Now you install the DCC equipment. Each stationary decoder can operate 20 points and 20 signals. If you need more, just fit a second unit as supplied. Each stationary decoder has a connection to track power and a connection to a 12 volt DC power supply. They are also connected together and to your controller by cables similar to the Digitrax LonoNet system. This will allow digital messages to be passed around the system independent of those on the track.

There are clearly marked multiple connector blocks for the points and signals. All you have to do is to connect the point motors and signals to the blocks, writing down which wires go to which numbers on the decoder. There is a simple plug that can be put into one of two positions depending on whether you are using solenoid or motor equipment.

You then have to connect a cable from your controller to a USB on your laptop. Now, load the CD disc into the laptop and follow the simple installation sequence. Once the installation is complete, a series of prompts come onto the screen.

The first will ask you to switch on your layout system. The software will detect how many stationary decoders you have installed and if necessary, allocate a different master address for each.

The next prompt will ask you which points and signals you have connected to where on the stationary decoder. There will then be a test prompt so that you can check that all your equipment is operating as it should.
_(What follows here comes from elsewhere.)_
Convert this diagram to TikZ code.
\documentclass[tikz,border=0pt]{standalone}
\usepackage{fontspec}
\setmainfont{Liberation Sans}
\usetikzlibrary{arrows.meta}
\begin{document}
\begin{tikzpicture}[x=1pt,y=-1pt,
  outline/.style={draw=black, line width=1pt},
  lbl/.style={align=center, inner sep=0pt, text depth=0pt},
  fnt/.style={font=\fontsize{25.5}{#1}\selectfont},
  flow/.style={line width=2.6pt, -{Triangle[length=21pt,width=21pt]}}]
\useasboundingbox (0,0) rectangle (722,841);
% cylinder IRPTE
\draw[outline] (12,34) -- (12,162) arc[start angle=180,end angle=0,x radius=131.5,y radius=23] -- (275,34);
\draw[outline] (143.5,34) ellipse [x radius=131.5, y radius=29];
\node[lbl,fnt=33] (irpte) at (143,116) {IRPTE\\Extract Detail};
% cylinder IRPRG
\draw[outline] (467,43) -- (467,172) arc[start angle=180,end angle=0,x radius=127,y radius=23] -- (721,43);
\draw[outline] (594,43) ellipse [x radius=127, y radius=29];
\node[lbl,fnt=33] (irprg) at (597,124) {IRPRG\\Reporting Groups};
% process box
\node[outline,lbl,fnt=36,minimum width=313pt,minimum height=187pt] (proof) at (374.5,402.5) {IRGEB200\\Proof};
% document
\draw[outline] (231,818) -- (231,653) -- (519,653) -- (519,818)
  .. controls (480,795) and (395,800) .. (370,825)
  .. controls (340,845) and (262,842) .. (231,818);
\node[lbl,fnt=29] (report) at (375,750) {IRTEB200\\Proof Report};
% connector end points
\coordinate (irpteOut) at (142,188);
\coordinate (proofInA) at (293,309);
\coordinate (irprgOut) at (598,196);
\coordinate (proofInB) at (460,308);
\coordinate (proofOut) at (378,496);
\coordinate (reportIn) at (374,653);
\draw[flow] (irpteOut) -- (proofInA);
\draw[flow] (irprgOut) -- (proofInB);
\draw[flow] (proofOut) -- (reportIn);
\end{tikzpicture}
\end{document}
So far, your software does not know what your layout looks like. You are then asked to draw your layout on a screen and give each signal and point the correct number. The layout is drawn by pulling down track sections, curved and straight, points and signals from a menu. Once you are satisfied with your drawing, you will then be asked to run a DCC locomotive around the layout. The software will automatically learn where your loco is by transponding.

All is now ready to set up an operating sequence. Place your locomotive at the start, usually, say, in the fiddle yard. Highlight the route you wish to take with the train (until it must stop) by using a highlight pen from the menu. Enter that route.
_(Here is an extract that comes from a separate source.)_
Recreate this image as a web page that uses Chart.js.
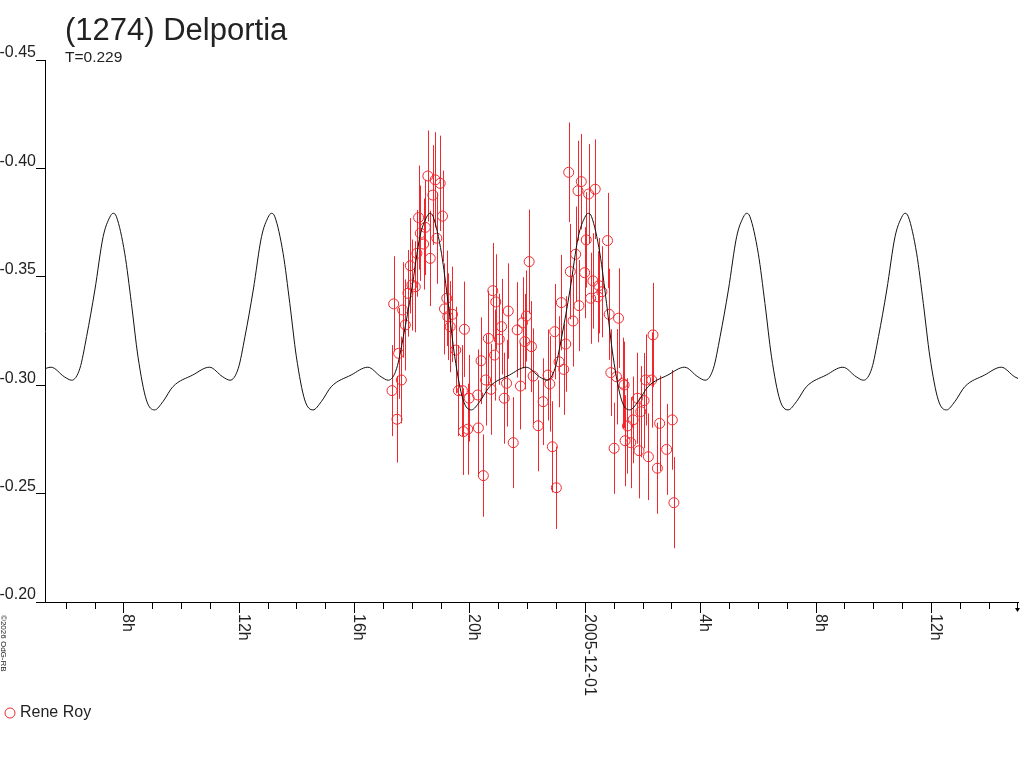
<!DOCTYPE html>
<html>
<head>
<meta charset="utf-8">
<title>(1274) Delportia</title>
<script src="https://cdn.jsdelivr.net/npm/chart.js@4.4.0/dist/chart.umd.min.js"></script>
<style>
  html, body { margin: 0; padding: 0; background: #fff; }
  canvas { display: block; }
</style>
</head>
<body>
<canvas id="lc" width="1024" height="768"></canvas>
<script>
// textes
const titleText = '(1274) Delportia'
const periodText = 'T=0.229'
const observerName = 'Rene Roy'
const footerText = '\u00a92026 OdG-RB'

// axe Y (magnitude, inversé)
const yTicks = [-0.45, -0.40, -0.35, -0.30, -0.25, -0.20]

// axe X en heures depuis 2005-11-30 0h
const labelHours = [8, 12, 16, 20, 24, 28, 32, 36]
const labelTexts = ['8h', '12h', '16h', '20h', '2005-12-01', '4h', '8h', '12h']

// courbe modèle
const curveHours = [
  4.912, 5.489, 5.949,
  6.204, 6.491, 6.722, 7.009, 7.296, 7.527, 7.641, 7.758, 8.045, 8.277, 8.505, 8.795, 9.081, 9.368, 9.714, 10.404, 10.981, 11.441,
  11.696, 11.983, 12.214, 12.501, 12.788, 13.019, 13.133, 13.250, 13.537, 13.769, 13.997, 14.287, 14.573, 14.860, 15.206, 15.896, 16.473, 16.933,
  17.188, 17.475, 17.706, 17.993, 18.280, 18.511, 18.625, 18.742, 19.029, 19.261, 19.489, 19.779, 20.065, 20.352, 20.698, 21.388, 21.965, 22.425,
  22.680, 22.967, 23.198, 23.485, 23.772, 24.003, 24.117, 24.234, 24.521, 24.753, 24.981, 25.271, 25.557, 25.844, 26.190, 26.880, 27.457, 27.917,
  28.172, 28.459, 28.690, 28.977, 29.264, 29.495, 29.609, 29.726, 30.013, 30.245, 30.473, 30.763, 31.049, 31.336, 31.682, 32.372, 32.949, 33.409,
  33.664, 33.951, 34.182, 34.469, 34.756, 34.987, 35.101, 35.218, 35.505, 35.737, 35.965, 36.255, 36.541, 36.828, 37.174, 37.864, 38.441, 38.901,
  39.156
]
const curveMags = [
  -0.3047, -0.3083, -0.3039,
  -0.3023, -0.3078, -0.3224, -0.3439, -0.3685, -0.3775, -0.3793, -0.3777, -0.3608, -0.3377, -0.3131, -0.2932, -0.2886, -0.2924, -0.2993, -0.3047, -0.3083, -0.3039,
  -0.3023, -0.3078, -0.3224, -0.3439, -0.3685, -0.3775, -0.3793, -0.3777, -0.3608, -0.3377, -0.3131, -0.2932, -0.2886, -0.2924, -0.2993, -0.3047, -0.3083, -0.3039,
  -0.3023, -0.3078, -0.3224, -0.3439, -0.3685, -0.3775, -0.3793, -0.3777, -0.3608, -0.3377, -0.3131, -0.2932, -0.2886, -0.2924, -0.2993, -0.3047, -0.3083, -0.3039,
  -0.3023, -0.3078, -0.3224, -0.3439, -0.3685, -0.3775, -0.3793, -0.3777, -0.3608, -0.3377, -0.3131, -0.2932, -0.2886, -0.2924, -0.2993, -0.3047, -0.3083, -0.3039,
  -0.3023, -0.3078, -0.3224, -0.3439, -0.3685, -0.3775, -0.3793, -0.3777, -0.3608, -0.3377, -0.3131, -0.2932, -0.2886, -0.2924, -0.2993, -0.3047, -0.3083, -0.3039,
  -0.3023, -0.3078, -0.3224, -0.3439, -0.3685, -0.3775, -0.3793, -0.3777, -0.3608, -0.3377, -0.3131, -0.2932, -0.2886, -0.2924, -0.2993, -0.3047, -0.3083, -0.3039,
  -0.3023
]

// mesures de Rene Roy
const obsHours = [
  17.313, 17.371, 17.485, 17.544, 17.637, 17.682, 17.775, 17.865, 17.948, 18.003,
  18.121, 18.176, 18.235, 18.294, 18.408, 18.466, 18.556, 18.639, 18.729, 18.812,
  18.867, 18.984, 19.064, 19.133, 19.212, 19.247, 19.330, 19.409, 19.523, 19.617,
  19.755, 19.789, 19.824, 19.938, 19.986, 20.283, 20.307, 20.401, 20.480, 20.559,
  20.653, 20.746, 20.808, 20.870, 20.912, 21.033, 21.112, 21.205, 21.285, 21.344,
  21.516, 21.654, 21.768, 21.838, 21.920, 21.976, 22.069, 22.148, 22.207, 22.380,
  22.553, 22.725, 22.784, 22.874, 22.957, 23.012, 23.105, 23.185, 23.268, 23.337,
  23.440, 23.496, 23.589, 23.682, 23.762, 23.796, 23.876, 23.993, 24.048, 24.131,
  24.200, 24.280, 24.359, 24.452, 24.487, 24.591, 24.787, 24.843, 24.901, 25.015,
  25.098, 25.167, 25.306, 25.361, 25.395, 25.478, 25.592, 25.672, 25.824, 25.879,
  25.938, 26.052, 26.110, 26.204, 26.318, 26.363, 26.515, 26.594, 26.836, 27.033,
  27.088
]
const obsMags = [
  -0.2975, -0.3375, -0.2843, -0.3147, -0.3024, -0.3347, -0.3278, -0.3424, -0.3551, -0.3462,
  -0.3454, -0.3608, -0.3773, -0.3701, -0.3651, -0.3728, -0.3965, -0.3585, -0.3877, -0.3947,
  -0.3678, -0.3931, -0.3780, -0.3352, -0.3401, -0.3316, -0.3270, -0.3327, -0.3162, -0.2975,
  -0.2975, -0.2786, -0.3258, -0.2797, -0.2940, -0.2955, -0.2803, -0.3113, -0.2583, -0.3024,
  -0.3216, -0.2981, -0.3436, -0.3139, -0.3384, -0.3212, -0.3270, -0.2940, -0.3009, -0.3342,
  -0.2735, -0.3255, -0.2996, -0.3288, -0.3201, -0.3319, -0.3570, -0.3178, -0.3042, -0.2813,
  -0.2924, -0.3047, -0.3006, -0.2716, -0.3247, -0.2527, -0.3108, -0.3381, -0.3073, -0.3190,
  -0.3982, -0.3524, -0.3296, -0.3604, -0.3897, -0.3367, -0.3939, -0.3519, -0.3670, -0.3882,
  -0.3401, -0.3481, -0.3904, -0.3408, -0.3459, -0.3431, -0.3667, -0.3327, -0.3058, -0.2709,
  -0.3039, -0.3309, -0.3009, -0.3001, -0.2744, -0.2812, -0.2735, -0.2840, -0.2940, -0.2698,
  -0.2878, -0.2929, -0.3024, -0.2670, -0.3024, -0.3232, -0.2617, -0.2824, -0.2704, -0.2840,
  -0.2458
]
const obsErrors = [
  0.021, 0.022, 0.020, 0.021, 0.020, 0.022, 0.021, 0.020, 0.022, 0.021,
  0.021, 0.020, 0.024, 0.022, 0.021, 0.022, 0.021, 0.022, 0.023, 0.022,
  0.021, 0.022, 0.021, 0.021, 0.022, 0.020, 0.021, 0.022, 0.020, 0.021,
  0.021, 0.020, 0.022, 0.021, 0.020, 0.021, 0.022, 0.020, 0.019, 0.021,
  0.022, 0.021, 0.022, 0.021, 0.022, 0.021, 0.022, 0.021, 0.020, 0.022,
  0.021, 0.022, 0.020, 0.021, 0.022, 0.021, 0.024, 0.021, 0.022, 0.021,
  0.020, 0.021, 0.022, 0.021, 0.022, 0.019, 0.021, 0.022, 0.021, 0.022,
  0.023, 0.022, 0.021, 0.022, 0.023, 0.021, 0.022, 0.021, 0.022, 0.023,
  0.021, 0.022, 0.023, 0.021, 0.022, 0.021, 0.022, 0.021, 0.020, 0.021,
  0.022, 0.023, 0.021, 0.020, 0.021, 0.022, 0.021, 0.020, 0.021, 0.022,
  0.021, 0.022, 0.021, 0.020, 0.022, 0.024, 0.021, 0.022, 0.021, 0.023,
  0.021
]

const police = "'Liberation Sans', Arial, sans-serif"
const rouge = '#f0282d'
const texte = '#222'

// barres d'erreur, graduations de l'axe X, titre et légende
const decor = {
  id: 'decor',
  beforeDatasetsDraw (chart) {
    const { ctx, chartArea: a, scales: { x, y } } = chart
    ctx.save()
    ctx.beginPath()
    ctx.rect(a.left, a.top, a.right - a.left, a.bottom - a.top)
    ctx.clip()
    ctx.strokeStyle = rouge
    ctx.lineWidth = 1
    obsHours.forEach((h, i) => {
      const px = Math.round(x.getPixelForValue(h)) + 0.5
      ctx.beginPath()
      ctx.moveTo(px, y.getPixelForValue(obsMags[i] - obsErrors[i]))
      ctx.lineTo(px, y.getPixelForValue(obsMags[i] + obsErrors[i]))
      ctx.stroke()
    })
    ctx.restore()
  },
  afterDraw (chart) {
    const { ctx, chartArea: a, scales: { x } } = chart
    ctx.save()
    ctx.strokeStyle = '#000'
    ctx.fillStyle = '#000'
    ctx.lineWidth = 1
    const last = Math.floor(x.max)
    x.ticks.forEach(t => {
      const h = t.value
      const px = Math.round(x.getPixelForValue(h)) + 0.5
      const len = h % 4 === 0 ? 11 : 7
      ctx.beginPath()
      ctx.moveTo(px, a.bottom)
      ctx.lineTo(px, a.bottom + len)
      ctx.stroke()
      if (h === last) {
        ctx.beginPath()
        ctx.moveTo(px - 2.5, a.bottom + 6)
        ctx.lineTo(px + 2.5, a.bottom + 6)
        ctx.lineTo(px, a.bottom + 10)
        ctx.closePath()
        ctx.fill()
      }
      const k = labelHours.indexOf(h)
      if (k >= 0) {
        ctx.save()
        ctx.translate(px - 0.5, a.bottom + 12)
        ctx.rotate(Math.PI / 2)
        ctx.font = '16px ' + police
        ctx.fillStyle = texte
        ctx.textAlign = 'left'
        ctx.textBaseline = 'alphabetic'
        ctx.fillText(labelTexts[k], 0, 0)
        ctx.restore()
      }
    })

    // titre
    ctx.fillStyle = texte
    ctx.textAlign = 'left'
    ctx.textBaseline = 'alphabetic'
    ctx.font = '31px ' + police
    ctx.fillText(titleText, 65, 40)
    ctx.font = '15.5px ' + police
    ctx.fillText(periodText, 65, 62)

    // légende
    ctx.strokeStyle = rouge
    ctx.beginPath()
    ctx.arc(10, 713, 5, 0, Math.PI * 2)
    ctx.stroke()
    ctx.font = '16px ' + police
    ctx.textBaseline = 'middle'
    ctx.fillText(observerName, 20, 713)

    // copyright vertical
    ctx.translate(1, 615)
    ctx.rotate(Math.PI / 2)
    ctx.font = '8px ' + police
    ctx.textBaseline = 'alphabetic'
    ctx.fillText(footerText, 0, 0)
    ctx.restore()
  }
}

new Chart(document.getElementById('lc'), {
  type: 'line',
  data: {
    datasets: [
      {
        label: 'modèle',
        data: curveHours.map((h, i) => ({ x: h, y: curveMags[i] })),
        borderColor: '#111',
        borderWidth: 1,
        pointRadius: 0,
        fill: false,
        cubicInterpolationMode: 'monotone',
        order: 0
      },
      {
        type: 'scatter',
        label: observerName,
        data: obsHours.map((h, i) => ({ x: h, y: obsMags[i] })),
        showLine: false,
        pointStyle: 'circle',
        pointRadius: 5,
        borderColor: rouge,
        backgroundColor: 'rgba(0,0,0,0)',
        borderWidth: 1,
        order: 1
      }
    ]
  },
  options: {
    responsive: false,
    animation: false,
    devicePixelRatio: 1,
    layout: { padding: { top: 60, right: 2, bottom: 0, left: 0 } },
    plugins: {
      legend: { display: false },
      tooltip: { enabled: false },
      title: { display: false }
    },
    scales: {
      x: {
        type: 'linear',
        min: 5.28,
        max: 39.02,
        // une graduation par heure
        afterBuildTicks: s => {
          const t = []
          for (let h = Math.ceil(s.min); h <= Math.floor(s.max); h++) t.push({ value: h })
          s.ticks = t
        },
        ticks: { display: false },
        grid: { display: false },
        border: { display: true, color: '#000', width: 1 },
        afterFit: s => { s.height = 166 }
      },
      y: {
        type: 'linear',
        reverse: true,
        min: -0.45,
        max: -0.20,
        afterBuildTicks: s => { s.ticks = yTicks.map(v => ({ value: v })) },
        afterFit: s => { s.width = 45 },
        ticks: {
          callback: v => v.toFixed(2),
          font: { family: police, size: 16 },
          color: texte,
          padding: 0,
          labelOffset: -7
        },
        grid: { drawOnChartArea: false, tickLength: 9, color: '#000', tickColor: '#000' },
        border: { display: true, color: '#000', width: 1 }
      }
    }
  },
  plugins: [decor]
})
</script>
</body>
</html>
The computer will then set that route and you can drive the loco along the route. If you wish something to happen, stop the loco where you wish and press the 'mark' button on the software.  You will then be given a menu where you can select the instructions you require. These may be related to the speed of the train or signal settings, sound or lights etc. You may be running into a loop where the train will stop. You can 'mark' a point where the train slows down and 'mark another where you wish it to stop.

At any point along the route, you can also 'mark' the initiation of another route for another train, and so it goes.

Very quickly, you will be able to set up a complex operation cycle which can be made to continue until you wish it to stop. If you are unhappy with the result, you can edit or just throw that programme away. It would be possible to develop several exciting sequences which can be set in motion when you wish.

In addition, your software programme will change CV values on any of your locos wherever they are in an easy and understandable manner

Nothing could be simpler but so far, no one is doing it so as a consequence, very few will take the plunge into automation. A real chicken and egg situation but IT WILL HAPPEN.